Dame Irene Ward: Soldiers of Oxfordshire Museum Exhibition Contribution

Women MPs elected in the 1959 General Election. Image reproduced with the permission of Parliamentary Archives, PUD/8/32. http://www.parliament.uk/archives

A (very minor) contributor to an exhibition at the Soldiers of Oxfordshire Museum in Woodstock. Scheduled for Spring 2020 the opening was postponed by the pandemic until October 2020 but shortly afterwards new national lockdown restrictions were introduced.

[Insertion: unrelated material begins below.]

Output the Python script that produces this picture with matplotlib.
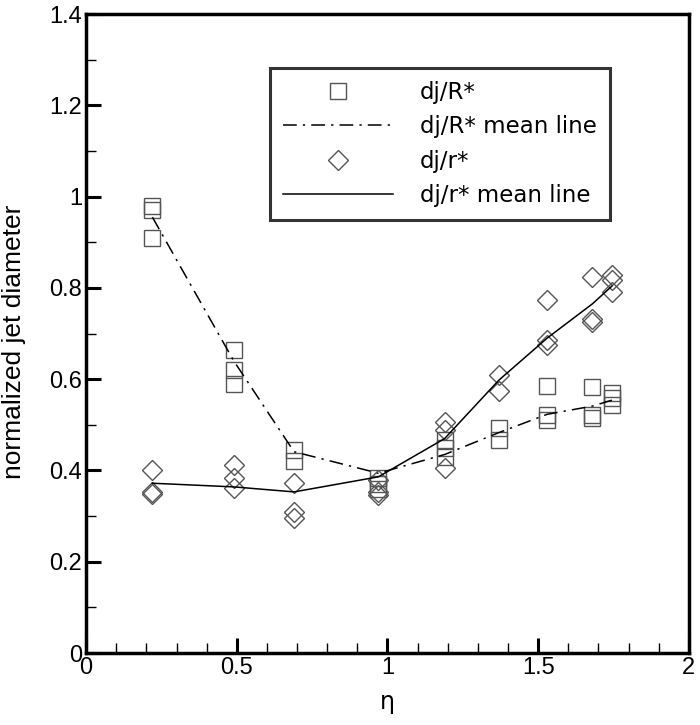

The invitation to contribute information arose from my past work on Dame Irene Ward. The campaign by Dame Irene (later Baroness Ward of North Tyneside, 1895-1980) for the release of Special Operations Executive (SOE) files and the commissioning of an official history of the organisation began in the mid1950s when she was Conservative MP for Tynemouth. It was partly inspired by the refusal to allow access to SOE files while researching her history of the First Aid  Nursing Yeomanry, F.A.N.Y Invicta (1955) which includes a chapter on members who became agents in ‘The Org’: SOE.

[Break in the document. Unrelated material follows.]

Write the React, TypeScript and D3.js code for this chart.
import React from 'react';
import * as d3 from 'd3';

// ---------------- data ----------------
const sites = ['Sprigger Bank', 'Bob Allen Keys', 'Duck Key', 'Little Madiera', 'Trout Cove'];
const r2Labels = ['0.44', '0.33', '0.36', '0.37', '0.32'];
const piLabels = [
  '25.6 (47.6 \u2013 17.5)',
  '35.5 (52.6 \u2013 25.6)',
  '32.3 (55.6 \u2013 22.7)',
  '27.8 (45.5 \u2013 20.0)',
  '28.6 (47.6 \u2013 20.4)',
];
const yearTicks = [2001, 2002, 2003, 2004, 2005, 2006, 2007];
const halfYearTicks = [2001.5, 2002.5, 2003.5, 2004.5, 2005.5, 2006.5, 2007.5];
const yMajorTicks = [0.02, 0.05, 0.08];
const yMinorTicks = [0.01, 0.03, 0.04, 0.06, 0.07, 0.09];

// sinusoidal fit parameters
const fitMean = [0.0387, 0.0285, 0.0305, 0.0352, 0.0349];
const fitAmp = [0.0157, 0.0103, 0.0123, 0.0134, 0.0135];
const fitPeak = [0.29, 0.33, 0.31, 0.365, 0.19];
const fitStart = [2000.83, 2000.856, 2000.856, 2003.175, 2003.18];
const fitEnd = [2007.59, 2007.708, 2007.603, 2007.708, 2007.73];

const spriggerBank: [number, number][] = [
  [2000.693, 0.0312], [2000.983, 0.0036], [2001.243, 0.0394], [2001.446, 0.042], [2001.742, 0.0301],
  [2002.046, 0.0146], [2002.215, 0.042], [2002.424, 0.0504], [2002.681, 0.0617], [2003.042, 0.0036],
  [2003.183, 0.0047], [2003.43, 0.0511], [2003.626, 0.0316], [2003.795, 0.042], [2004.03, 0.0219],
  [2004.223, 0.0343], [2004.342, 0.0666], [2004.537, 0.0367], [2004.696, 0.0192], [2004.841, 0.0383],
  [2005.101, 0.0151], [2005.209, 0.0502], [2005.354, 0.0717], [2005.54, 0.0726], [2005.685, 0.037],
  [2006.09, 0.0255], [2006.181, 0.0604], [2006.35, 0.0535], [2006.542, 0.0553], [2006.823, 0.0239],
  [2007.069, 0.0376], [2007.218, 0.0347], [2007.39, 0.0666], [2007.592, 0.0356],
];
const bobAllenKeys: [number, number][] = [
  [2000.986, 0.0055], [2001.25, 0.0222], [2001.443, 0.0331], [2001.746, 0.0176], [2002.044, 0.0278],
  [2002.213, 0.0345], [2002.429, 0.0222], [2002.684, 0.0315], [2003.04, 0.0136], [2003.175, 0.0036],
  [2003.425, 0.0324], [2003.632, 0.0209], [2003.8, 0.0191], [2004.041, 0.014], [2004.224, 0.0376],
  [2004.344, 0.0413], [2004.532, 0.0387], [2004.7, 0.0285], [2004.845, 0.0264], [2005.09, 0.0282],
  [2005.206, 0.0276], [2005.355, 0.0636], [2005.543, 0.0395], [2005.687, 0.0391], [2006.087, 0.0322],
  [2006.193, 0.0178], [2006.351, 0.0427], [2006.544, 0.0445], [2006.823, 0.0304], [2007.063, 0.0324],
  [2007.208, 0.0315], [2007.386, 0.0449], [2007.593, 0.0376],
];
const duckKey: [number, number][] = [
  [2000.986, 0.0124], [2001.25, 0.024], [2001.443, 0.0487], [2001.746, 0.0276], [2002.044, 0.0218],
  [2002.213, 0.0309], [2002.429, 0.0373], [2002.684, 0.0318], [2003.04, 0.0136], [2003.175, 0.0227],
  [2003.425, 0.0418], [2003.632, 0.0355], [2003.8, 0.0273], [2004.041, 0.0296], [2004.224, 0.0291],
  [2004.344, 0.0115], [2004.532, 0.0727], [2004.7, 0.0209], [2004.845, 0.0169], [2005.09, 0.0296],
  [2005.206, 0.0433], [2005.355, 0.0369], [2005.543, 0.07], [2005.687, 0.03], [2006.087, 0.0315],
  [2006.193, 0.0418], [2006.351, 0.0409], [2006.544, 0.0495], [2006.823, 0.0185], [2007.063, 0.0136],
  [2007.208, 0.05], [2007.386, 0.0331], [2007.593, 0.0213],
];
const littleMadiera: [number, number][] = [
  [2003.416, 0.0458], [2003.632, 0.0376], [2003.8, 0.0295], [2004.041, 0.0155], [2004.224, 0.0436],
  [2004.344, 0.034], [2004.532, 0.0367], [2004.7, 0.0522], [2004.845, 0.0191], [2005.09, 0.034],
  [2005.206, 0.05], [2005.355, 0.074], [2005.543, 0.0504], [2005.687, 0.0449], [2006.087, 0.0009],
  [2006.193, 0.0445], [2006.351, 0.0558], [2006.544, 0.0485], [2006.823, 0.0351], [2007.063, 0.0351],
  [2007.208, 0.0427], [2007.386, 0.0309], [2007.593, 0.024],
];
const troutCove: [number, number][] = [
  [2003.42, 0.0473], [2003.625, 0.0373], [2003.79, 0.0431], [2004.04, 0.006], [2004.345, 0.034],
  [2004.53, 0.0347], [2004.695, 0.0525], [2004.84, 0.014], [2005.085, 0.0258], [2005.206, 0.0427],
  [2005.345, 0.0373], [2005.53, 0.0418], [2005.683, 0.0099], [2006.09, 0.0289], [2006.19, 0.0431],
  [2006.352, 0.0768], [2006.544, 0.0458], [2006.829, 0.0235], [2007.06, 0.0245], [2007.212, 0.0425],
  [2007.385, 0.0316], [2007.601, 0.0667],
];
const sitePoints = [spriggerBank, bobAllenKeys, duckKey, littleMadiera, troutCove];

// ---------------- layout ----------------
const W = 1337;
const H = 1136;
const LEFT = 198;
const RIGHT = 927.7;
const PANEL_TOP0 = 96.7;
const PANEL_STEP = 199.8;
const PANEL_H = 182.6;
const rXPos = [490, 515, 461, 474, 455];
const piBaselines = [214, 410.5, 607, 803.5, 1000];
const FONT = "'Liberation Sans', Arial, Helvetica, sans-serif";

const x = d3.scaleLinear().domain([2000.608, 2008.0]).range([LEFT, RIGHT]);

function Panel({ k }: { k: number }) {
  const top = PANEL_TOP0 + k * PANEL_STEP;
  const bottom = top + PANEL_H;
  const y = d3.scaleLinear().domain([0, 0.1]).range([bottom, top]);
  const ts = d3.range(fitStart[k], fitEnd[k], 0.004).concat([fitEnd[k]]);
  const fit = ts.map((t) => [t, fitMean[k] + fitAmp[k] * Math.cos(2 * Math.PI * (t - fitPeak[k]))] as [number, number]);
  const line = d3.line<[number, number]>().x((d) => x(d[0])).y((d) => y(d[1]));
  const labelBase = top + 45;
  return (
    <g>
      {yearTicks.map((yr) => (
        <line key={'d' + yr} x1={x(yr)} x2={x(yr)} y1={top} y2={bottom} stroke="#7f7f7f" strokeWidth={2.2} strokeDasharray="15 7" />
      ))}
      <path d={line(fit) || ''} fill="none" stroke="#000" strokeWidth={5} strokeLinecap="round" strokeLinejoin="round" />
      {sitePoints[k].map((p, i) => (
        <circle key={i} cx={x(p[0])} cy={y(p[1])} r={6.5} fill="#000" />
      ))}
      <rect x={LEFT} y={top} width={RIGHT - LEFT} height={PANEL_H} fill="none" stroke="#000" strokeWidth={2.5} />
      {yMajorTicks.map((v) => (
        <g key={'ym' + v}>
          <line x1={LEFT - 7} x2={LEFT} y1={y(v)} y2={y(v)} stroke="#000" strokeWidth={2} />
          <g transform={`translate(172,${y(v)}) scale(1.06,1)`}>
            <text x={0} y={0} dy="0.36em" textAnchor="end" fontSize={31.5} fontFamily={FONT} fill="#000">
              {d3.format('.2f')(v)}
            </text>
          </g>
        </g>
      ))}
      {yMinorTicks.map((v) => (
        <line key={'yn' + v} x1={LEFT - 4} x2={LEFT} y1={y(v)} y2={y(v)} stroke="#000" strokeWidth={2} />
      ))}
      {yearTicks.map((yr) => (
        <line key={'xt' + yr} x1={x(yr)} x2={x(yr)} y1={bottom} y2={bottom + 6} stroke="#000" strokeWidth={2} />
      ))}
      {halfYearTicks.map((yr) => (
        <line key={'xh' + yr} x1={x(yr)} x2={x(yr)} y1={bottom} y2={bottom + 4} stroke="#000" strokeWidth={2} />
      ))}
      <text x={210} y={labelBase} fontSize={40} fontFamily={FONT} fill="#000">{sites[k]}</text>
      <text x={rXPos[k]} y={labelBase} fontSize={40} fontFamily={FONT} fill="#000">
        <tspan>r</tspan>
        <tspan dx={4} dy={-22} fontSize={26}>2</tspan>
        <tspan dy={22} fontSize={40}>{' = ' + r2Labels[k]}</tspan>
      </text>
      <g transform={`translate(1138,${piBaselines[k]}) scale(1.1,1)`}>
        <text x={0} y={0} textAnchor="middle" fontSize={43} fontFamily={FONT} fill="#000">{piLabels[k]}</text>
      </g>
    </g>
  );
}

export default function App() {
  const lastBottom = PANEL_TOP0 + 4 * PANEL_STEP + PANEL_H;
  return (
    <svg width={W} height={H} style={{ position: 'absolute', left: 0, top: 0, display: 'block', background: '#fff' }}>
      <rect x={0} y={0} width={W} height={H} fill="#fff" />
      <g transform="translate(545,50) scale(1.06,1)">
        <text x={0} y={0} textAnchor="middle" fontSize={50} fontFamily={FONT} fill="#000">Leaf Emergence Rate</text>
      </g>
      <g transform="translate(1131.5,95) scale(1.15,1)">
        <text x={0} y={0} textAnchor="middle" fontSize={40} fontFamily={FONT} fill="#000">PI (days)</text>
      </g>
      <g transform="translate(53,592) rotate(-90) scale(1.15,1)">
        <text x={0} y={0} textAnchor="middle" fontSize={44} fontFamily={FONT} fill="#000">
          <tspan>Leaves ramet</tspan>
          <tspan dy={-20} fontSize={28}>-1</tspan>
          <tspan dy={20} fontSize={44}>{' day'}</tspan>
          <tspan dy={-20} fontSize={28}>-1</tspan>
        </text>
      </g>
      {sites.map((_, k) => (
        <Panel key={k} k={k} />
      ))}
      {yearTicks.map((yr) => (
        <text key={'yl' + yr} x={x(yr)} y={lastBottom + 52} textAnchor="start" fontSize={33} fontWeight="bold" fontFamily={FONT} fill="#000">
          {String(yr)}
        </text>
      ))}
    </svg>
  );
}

As a lifelong campaigner against injustice (most recently for equal pay for women, culminating in the 1954 Act), she was driven to champion those whose exploits remained buried in closed files; overshadowed by films about famous agents; memoirs by the former head of SOE’s French section, Colonel Maurice Buckmaster (1902-1992) among others, and speculative histories. A study by the historian M R D Foot was eventually published in 1966. Her contribution to the commissioning may not have been as great as she believed but it was not inconsiderable.